When he finally finished coughing, he took a deep breath and fell back onto his pillow. “You’ll cure that?” he asked skeptically.

“Of course. Evelyn can cure anything. She has one of those powers you might have heard of…”

As Laura regaled the patient with everything there was to know about the powers, and some things that were embellished, I took a seat between his bed and the patient to his left, took a breath, and took both their arms.

I held on for a few minutes. The man had a coughing fit in the first minute, and once I was certain that would be his last, I let go. “There, all cured,” I said.

The man chuckled, like we were silly little children. “You two are funnier than the other nurses.”

“Thank you,” I said, not particularly wanting to correct him. Not with so many others to heal. He’d figure it out on his own sooner or later. Or at least a doctor would.

I proceeded to the next two beds along the line and took the hands of both sleeping patients, while Laura struck up a conversation with another one nearby.

“I should like to get a puppy.” Somehow, Laura’s whisper was still carried halfway across the room. “I would let him do whatever he wanted. No rules. He would be the happiest pup in the whole—”

A loud bell interrupted Laura and rang through the hospital nine times. Perhaps that was time for the nurses’ rounds.

Sure enough, after about ten minutes, I felt myself lifted a couple of inches off the ground and shaken silently as Emily’s warning.

“Out the window,” I whispered.

As Laura and I climbed out, Emily held the door to the ward closed tightly against the nurse’s best efforts. The moment we were out of sight, Emily let go, and the nurse burst in, out of breath and perplexed about her strength and the door’s.

With the nurse checking the patients in that ward, we crept over to the next one free of nurses.

“I like this,” Laura whispered louder than most people shouted.

And despite the fact that we were creeping through bushes in the middle of the night like criminals, I had to agree. “Me too.”

We should have done it sooner. There was something simple and uncomplicated about it all. No worries about whether I could trust someone.

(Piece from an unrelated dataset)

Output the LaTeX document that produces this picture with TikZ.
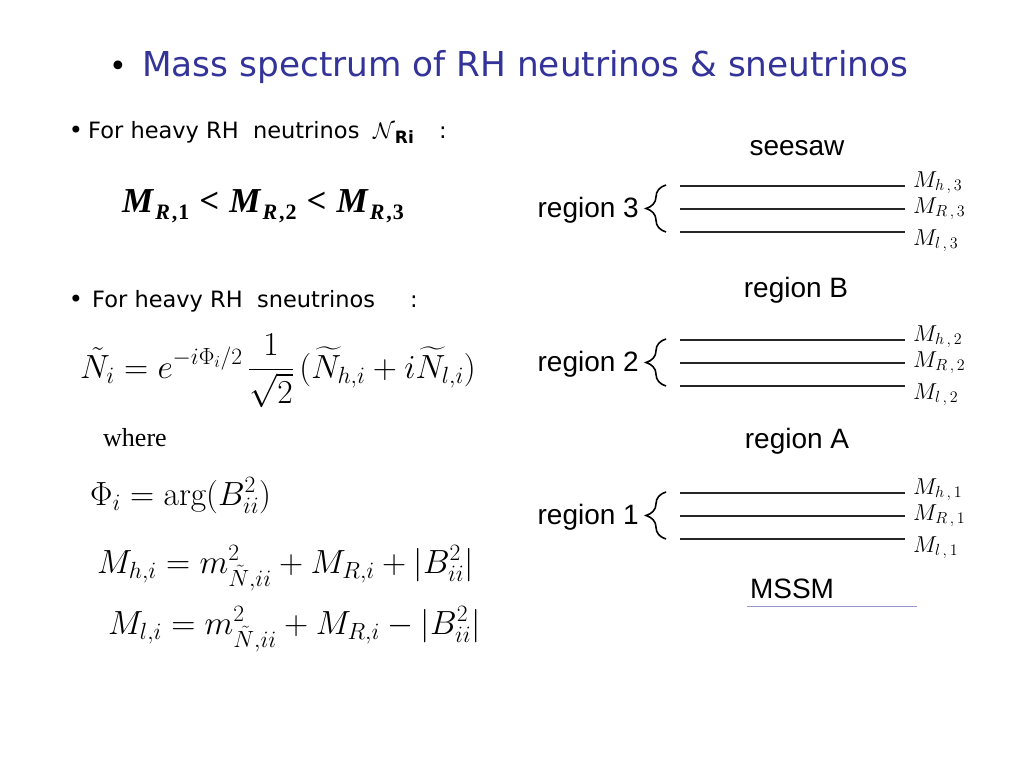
\RequirePackage{fix-cm}
\documentclass[tikz,border=0pt]{standalone}
\usepackage{amsmath}
\usepackage{fontspec}
\usetikzlibrary{positioning, decorations.pathreplacing}
\newfontfamily\comicfont{DejaVu Sans}
\newfontfamily\arialfont{Liberation Sans}
\newfontfamily\timesfont{Liberation Serif}
\definecolor{titleblue}{RGB}{51,51,153}
\definecolor{rulerblue}{RGB}{150,150,210}
\newcommand{\fs}[1]{\fontsize{#1}{#1}\selectfont}
\newcommand{\massR}[1]{{\timesfont\bfseries\itshape M\hspace{2pt}\raisebox{-7pt}{\fs{22}R\upshape\hspace{2pt},\hspace{1pt}#1}}}
\newcommand{\lessR}{\hspace{10pt}{\timesfont\bfseries<}\hspace{10pt}}
\tikzstyle{heading} = [inner sep=0pt, anchor=base west, text=titleblue, font=\comicfont\fs{34.3}]
\tikzstyle{bullettext} = [inner sep=0pt, anchor=base west, font=\comicfont\fs{22.5}]
\tikzstyle{bulletdot} = [inner sep=0pt, anchor=base, font=\comicfont\fs{24}]
\tikzstyle{formula} = [inner sep=0pt, anchor=base west, font=\fs{33.5}]
\tikzstyle{regionlabel} = [inner sep=0pt, anchor=base east, font=\arialfont\fs{28}]
\tikzstyle{boundary} = [inner sep=0pt, anchor=base, font=\arialfont\fs{28}]
\tikzstyle{masslabel} = [inner sep=0pt, anchor=base west, font=\fs{23}]
\tikzstyle{masslevel} = [line width=1.7pt, black!85]
\tikzstyle{regionbrace} = [decorate, decoration={brace, amplitude=20pt}, line width=1.6pt]

\begin{document}
\begin{tikzpicture}[x=1pt, y=-1pt]
\useasboundingbox (0,0) rectangle (1024,768);

% title
\node (tdot) [bulletdot, font=\comicfont\fs{30}] at (118,77) {•};
\node (title) [heading] at (142,77) {Mass spectrum of RH neutrinos \& sneutrinos};

% neutrinos
\node (dot1) [bulletdot] at (76,138) {•};
\node (nu) [bullettext] at (88,138) {For heavy RH\ \ neutrinos};
\node (nri) [bullettext] at (373,138) {$\mathcal{N}$\raisebox{-5pt}{\fs{17}\bfseries Ri}};
\node (colon1) [bullettext] at (439,138) {:};
\node (mrchain) [inner sep=0pt, anchor=base west, font=\fs{35}] at (122,212)
  {\massR{1}\lessR\massR{2}\lessR\massR{3}};

% sneutrinos
\node (dot2) [bulletdot] at (76,307) {•};
\node (snu) [bullettext] at (92,307) {For heavy RH\ \ sneutrinos};
\node (colon2) [bullettext] at (410,307) {:};
\node (ntilde) [formula] at (80,378)
  {$\displaystyle \tilde{N}_i = e^{-i\Phi_i/2}\,\frac{1}{\sqrt{2}}\,(\widetilde{N}_{h,i} + i\widetilde{N}_{l,i})$};
\node (where) [inner sep=0pt, anchor=base west, font=\timesfont\fs{26}] at (103,446) {where};
\node (phi) [formula] at (90,505) {$\Phi_i = \arg(B_{ii}^2)$};
\node (mh) [formula] at (97,573) {$M_{h,i} = m^2_{\tilde{N},ii} + M_{R,i} + |B^2_{ii}|$};
\node (ml) [formula] at (108,634) {$M_{l,i} = m^2_{\tilde{N},ii} + M_{R,i} - |B^2_{ii}|$};

% spectrum
\node (seesaw) [boundary] at (797,155) {seesaw};
\node (regB) [boundary] at (796,297) {region B};
\node (regA) [boundary] at (797,448) {region A};
\node (mssm) [boundary] at (792,598) {MSSM};
\coordinate (rulew) at (747,606);
\coordinate (rulee) at (917,606);
\draw [rulerblue, line width=0.8pt] (rulew) -- (rulee);

\foreach \r/\y in {3/186,2/340,1/493}{
  \coordinate (h\r w) at (680,\y);
  \coordinate (h\r e) at (905,\y);
  \coordinate (R\r w) at (680,\y+23);
  \coordinate (R\r e) at (905,\y+23);
  \coordinate (l\r w) at (680,\y+46);
  \coordinate (l\r e) at (905,\y+46);
  \draw [masslevel] (h\r w) -- (h\r e);
  \draw [masslevel] (R\r w) -- (R\r e);
  \draw [masslevel] (l\r w) -- (l\r e);
  \draw [regionbrace] (666,\y+46) -- (666,\y-1);
  \node (reg\r) [regionlabel] at (639,\y+31) {region \r};
  \node (mh\r) [masslabel] at (913,\y+1) {$M_{h\,,\,\r}$};
  \node (mR\r) [masslabel] at (913,\y+27) {$M_{R\,,\,\r}$};
  \node (ml\r) [masslabel] at (913,\y+59) {$M_{l\,,\,\r}$};
}
\end{tikzpicture}
\end{document}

No doubt about whether I was doing the right thing. Just helping people through a painful night so they could return to their lives in the morning.

We slipped into the next ward, a children’s one, which only seemed to be half-filled. I checked one boy’s chart to make sure a nurse had already been in here, and then I proceeded to take his hand, along with the swollen hand of the boy on the other side of me, and started healing.

Laura made several turns about the room, looking for those in the most pain and unable to sleep, keeping them company until I could move on to them.

We improved the routine smoothly over the course of the night as we realized how many patients the hospital held. Eventually, Emily started floating beds closer to me, while Laura would maneuver the patients’ hands so I could make physical contact with four or five people at once and heal a ward within thirty minutes. We slowly worked our way through, slipping out the windows when the clocks rang out and the nurses did their rounds and circling back when they were done. We tried to find the most severe wards first—the ones with terminally ill or contagious patients. Then we floated up to the first and second floors, finding the wards with patients recovering from surgery and non-life-threatening ailments.